--- Written problem ---
Extract everything from the first line through the line with "const pdiTicks = [0.0, 0.2, 0.4, 0.6, 0.8, 1.0];", both ends included, except for any pictures.

--- Data block ---
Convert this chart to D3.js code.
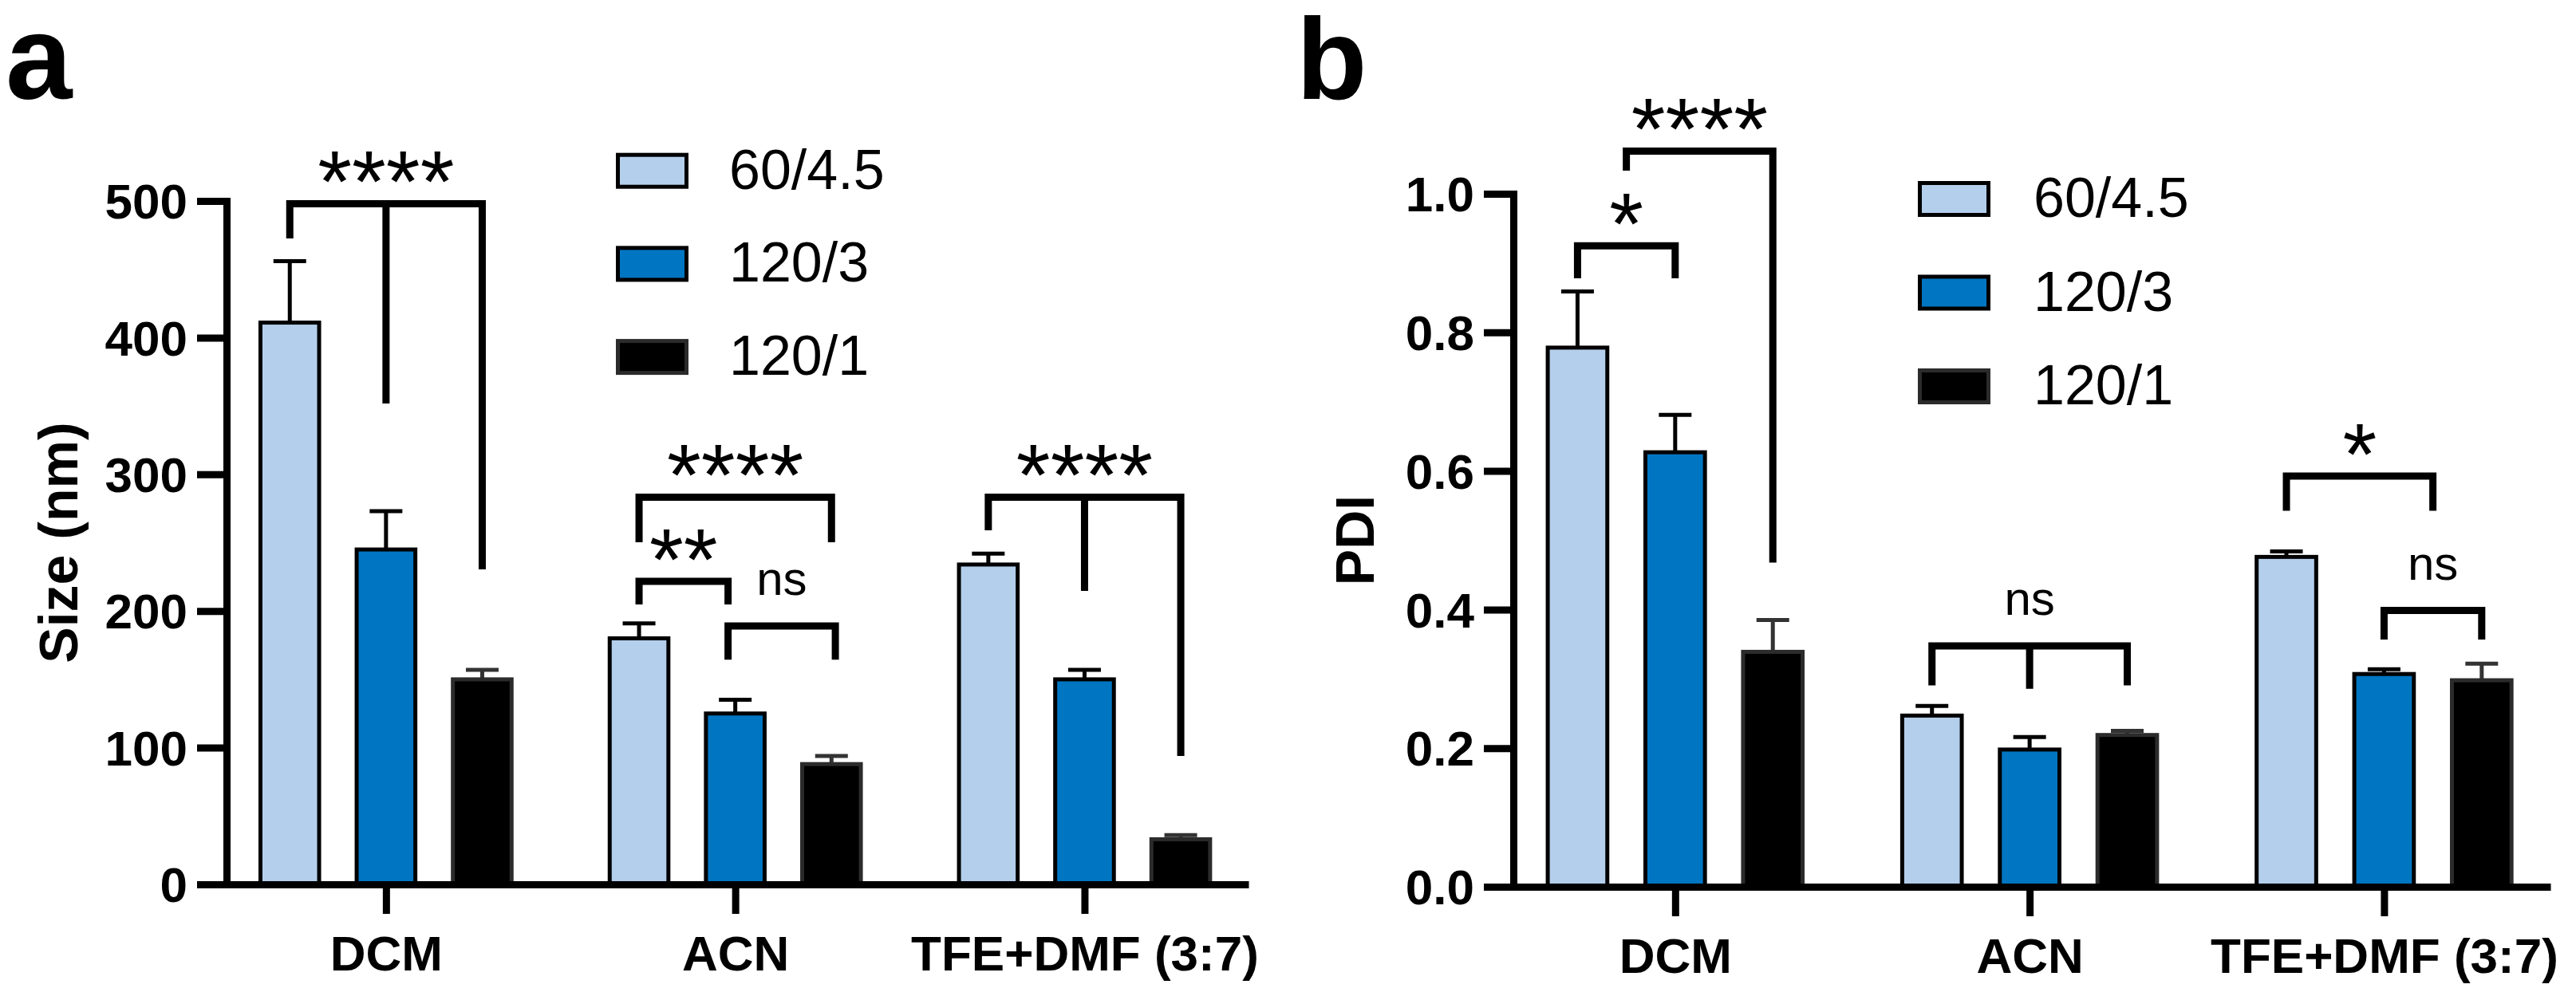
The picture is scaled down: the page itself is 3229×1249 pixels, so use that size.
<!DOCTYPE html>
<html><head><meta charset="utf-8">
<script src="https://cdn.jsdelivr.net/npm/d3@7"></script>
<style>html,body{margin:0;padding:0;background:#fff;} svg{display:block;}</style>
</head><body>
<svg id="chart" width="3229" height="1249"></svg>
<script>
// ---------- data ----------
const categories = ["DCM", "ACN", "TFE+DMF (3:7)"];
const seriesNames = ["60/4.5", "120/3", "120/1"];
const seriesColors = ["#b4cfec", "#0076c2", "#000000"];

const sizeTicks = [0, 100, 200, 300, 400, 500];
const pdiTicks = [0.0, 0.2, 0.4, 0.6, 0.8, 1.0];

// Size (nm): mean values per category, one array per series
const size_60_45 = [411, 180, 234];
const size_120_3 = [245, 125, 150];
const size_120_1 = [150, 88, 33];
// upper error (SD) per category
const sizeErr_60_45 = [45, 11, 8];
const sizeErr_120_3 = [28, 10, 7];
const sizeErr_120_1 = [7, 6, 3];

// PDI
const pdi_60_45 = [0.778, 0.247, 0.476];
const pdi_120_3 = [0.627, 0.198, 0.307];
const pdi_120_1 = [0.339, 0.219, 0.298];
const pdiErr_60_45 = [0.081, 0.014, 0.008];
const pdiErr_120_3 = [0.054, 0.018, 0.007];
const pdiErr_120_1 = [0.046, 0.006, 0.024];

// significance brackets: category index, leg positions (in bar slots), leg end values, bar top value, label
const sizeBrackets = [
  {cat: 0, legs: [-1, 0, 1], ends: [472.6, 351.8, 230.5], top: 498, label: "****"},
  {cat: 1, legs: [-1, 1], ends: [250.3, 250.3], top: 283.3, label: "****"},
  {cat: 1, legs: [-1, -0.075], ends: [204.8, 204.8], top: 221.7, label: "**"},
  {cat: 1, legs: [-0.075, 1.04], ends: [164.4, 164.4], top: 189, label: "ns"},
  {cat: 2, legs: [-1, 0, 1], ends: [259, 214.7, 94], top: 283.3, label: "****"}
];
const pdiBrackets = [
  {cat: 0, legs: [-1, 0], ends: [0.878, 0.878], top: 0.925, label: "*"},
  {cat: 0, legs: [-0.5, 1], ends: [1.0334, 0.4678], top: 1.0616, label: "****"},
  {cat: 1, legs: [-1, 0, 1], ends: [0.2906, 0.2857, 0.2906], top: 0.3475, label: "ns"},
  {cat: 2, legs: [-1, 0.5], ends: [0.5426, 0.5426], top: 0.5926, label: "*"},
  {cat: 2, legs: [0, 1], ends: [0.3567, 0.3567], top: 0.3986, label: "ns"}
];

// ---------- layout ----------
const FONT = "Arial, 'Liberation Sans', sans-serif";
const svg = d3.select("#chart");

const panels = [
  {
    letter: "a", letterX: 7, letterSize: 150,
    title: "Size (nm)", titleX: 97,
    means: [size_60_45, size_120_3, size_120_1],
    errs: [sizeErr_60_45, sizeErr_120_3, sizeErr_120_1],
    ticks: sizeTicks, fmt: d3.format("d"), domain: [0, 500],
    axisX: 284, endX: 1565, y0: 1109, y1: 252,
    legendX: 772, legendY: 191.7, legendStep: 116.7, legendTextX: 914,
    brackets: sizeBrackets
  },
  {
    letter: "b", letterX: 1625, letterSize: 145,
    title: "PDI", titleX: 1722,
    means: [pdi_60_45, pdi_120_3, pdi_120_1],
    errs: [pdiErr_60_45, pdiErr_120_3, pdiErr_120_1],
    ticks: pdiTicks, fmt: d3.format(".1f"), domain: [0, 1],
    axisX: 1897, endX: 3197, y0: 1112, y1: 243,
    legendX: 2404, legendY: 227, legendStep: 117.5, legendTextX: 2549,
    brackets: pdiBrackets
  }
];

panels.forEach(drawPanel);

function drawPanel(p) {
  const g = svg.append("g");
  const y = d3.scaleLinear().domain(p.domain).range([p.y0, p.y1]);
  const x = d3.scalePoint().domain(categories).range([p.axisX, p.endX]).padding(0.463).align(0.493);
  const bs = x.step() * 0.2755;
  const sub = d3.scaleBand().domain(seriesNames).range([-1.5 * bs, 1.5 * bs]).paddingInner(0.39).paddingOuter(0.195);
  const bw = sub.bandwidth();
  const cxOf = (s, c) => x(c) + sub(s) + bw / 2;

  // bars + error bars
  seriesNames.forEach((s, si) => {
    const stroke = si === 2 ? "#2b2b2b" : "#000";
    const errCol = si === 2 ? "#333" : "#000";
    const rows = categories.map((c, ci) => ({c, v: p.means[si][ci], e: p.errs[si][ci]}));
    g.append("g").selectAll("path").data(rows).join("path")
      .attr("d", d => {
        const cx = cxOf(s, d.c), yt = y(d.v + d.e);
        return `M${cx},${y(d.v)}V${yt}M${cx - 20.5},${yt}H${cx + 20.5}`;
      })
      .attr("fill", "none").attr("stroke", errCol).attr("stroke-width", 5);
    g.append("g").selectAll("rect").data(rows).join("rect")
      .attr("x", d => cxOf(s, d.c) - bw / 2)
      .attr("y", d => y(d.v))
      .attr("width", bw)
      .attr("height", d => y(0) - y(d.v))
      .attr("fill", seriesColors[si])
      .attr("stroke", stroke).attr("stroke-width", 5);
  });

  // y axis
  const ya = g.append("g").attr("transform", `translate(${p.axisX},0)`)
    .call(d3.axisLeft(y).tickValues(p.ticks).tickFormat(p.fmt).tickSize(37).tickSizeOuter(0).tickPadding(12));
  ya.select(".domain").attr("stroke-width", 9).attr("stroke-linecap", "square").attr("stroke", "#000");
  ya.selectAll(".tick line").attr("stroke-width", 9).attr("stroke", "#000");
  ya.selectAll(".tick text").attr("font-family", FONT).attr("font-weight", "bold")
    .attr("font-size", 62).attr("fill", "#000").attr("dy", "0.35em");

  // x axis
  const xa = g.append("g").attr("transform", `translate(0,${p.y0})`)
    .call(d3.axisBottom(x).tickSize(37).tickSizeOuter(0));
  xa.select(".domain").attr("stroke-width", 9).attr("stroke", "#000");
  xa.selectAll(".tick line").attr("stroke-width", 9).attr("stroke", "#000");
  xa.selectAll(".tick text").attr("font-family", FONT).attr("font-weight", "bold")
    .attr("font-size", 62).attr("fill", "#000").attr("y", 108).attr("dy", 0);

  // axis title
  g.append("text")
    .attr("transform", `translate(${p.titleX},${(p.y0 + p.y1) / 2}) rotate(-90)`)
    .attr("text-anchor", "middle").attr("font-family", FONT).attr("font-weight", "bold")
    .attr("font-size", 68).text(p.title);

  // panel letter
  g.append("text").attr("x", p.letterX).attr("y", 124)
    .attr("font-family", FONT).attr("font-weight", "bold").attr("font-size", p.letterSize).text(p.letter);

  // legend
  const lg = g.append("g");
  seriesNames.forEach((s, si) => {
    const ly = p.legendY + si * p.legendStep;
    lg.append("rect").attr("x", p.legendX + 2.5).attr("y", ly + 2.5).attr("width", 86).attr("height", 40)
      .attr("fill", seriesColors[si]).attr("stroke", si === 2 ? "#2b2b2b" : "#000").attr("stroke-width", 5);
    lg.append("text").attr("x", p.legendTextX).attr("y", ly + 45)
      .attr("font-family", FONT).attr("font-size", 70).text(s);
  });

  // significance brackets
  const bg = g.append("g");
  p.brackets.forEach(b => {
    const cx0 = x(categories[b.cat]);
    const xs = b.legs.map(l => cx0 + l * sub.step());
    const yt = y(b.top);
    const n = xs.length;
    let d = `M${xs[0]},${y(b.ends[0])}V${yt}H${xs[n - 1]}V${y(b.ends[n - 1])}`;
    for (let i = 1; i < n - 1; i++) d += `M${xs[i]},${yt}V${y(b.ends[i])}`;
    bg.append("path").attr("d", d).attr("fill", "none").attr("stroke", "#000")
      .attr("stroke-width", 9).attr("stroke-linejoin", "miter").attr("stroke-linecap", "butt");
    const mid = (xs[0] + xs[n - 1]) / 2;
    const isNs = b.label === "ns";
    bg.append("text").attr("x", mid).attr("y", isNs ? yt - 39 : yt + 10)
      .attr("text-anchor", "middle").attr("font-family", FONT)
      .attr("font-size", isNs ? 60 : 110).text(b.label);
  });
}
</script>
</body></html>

--- Completed exercise ---
Convert this chart to D3.js code.
The picture is scaled down: the page itself is 3229×1249 pixels, so use that size.
<!DOCTYPE html>
<html><head><meta charset="utf-8">
<script src="https://cdn.jsdelivr.net/npm/d3@7"></script>
<style>html,body{margin:0;padding:0;background:#fff;} svg{display:block;}</style>
</head><body>
<svg id="chart" width="3229" height="1249"></svg>
<script>
// ---------- data ----------
const categories = ["DCM", "ACN", "TFE+DMF (3:7)"];
const seriesNames = ["60/4.5", "120/3", "120/1"];
const seriesColors = ["#b4cfec", "#0076c2", "#000000"];

const sizeTicks = [0, 100, 200, 300, 400, 500];
const pdiTicks = [0.0, 0.2, 0.4, 0.6, 0.8, 1.0];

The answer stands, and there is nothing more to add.